Do highlight the food’s “origin story.”
Consumers today want to know more about where their food comes from. This creates a unique opportunity for restaurants to use food “origin stories” to create evocative descriptions of their plant-based menu offerings. For example, an LA-based Panera Bread changed the name of one of its soups from “low-fat vegetarian black bean soup” to “Cuban black bean soup.” Over the course of one month, sales of the soup grew by 13% as a result of the name change. Evoking the food’s origins can also involve references to how it was grown or produced. For example, in the UK, a Sainsbury’s supermarket café stopped using the term “meat-free breakfast” and started using the terms “garden breakfast” and “field-grown breakfast,” which caused sales to increase by 12% and 17%, respectively.
Do focus on flavor.
Plant-based eaters and carnivores alike want to eat food that tastes great, so focusing on flavor rather than on specific ingredients is a useful way to make dishes sound more appealing to both groups. Allplants, a plant-based meal delivery service, discovered this when it made the switch from using ingredient-focused names for its dishes (such as “black bean chili” and “beets bourguignon”) to using names that highlighted the dishes’ flavor and character (such as “smoky soul chili” and “fiery jerk jackfruit”). Similarly, a 2018 study from Stanford University found that dishes with flavor-focused labels (including descriptors like “zesty ginger turmeric sweet potatoes”) were 41% more likely to be chosen by diners than dishes which were prepared identically, but featured more basic or health-focused labels.

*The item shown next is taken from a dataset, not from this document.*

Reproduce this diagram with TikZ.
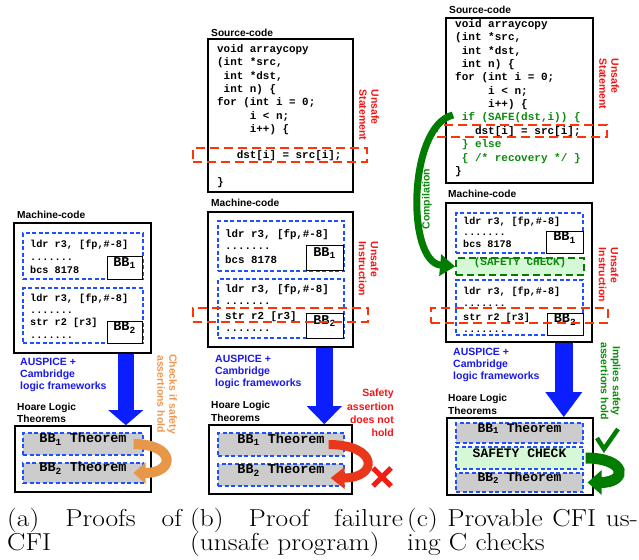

Do emphasize look and feel.
Terms that reference how a food looks and how it feels in your mouth can make all the difference in attracting plant-curious customers. Not surprisingly, color is one of the biggest cues that drives consumer expectations of how a particular food will taste, so terms that emphasize color variety, such as “rainbow salad,” can help to make dishes more appealing. Likewise, language associated with an indulgent mouthfeel—including “creamy,” “crunchy,” “smooth,” “warming,” or “melt in the mouth”—can help to overcome consumer perceptions that plant-based food is bland or boring.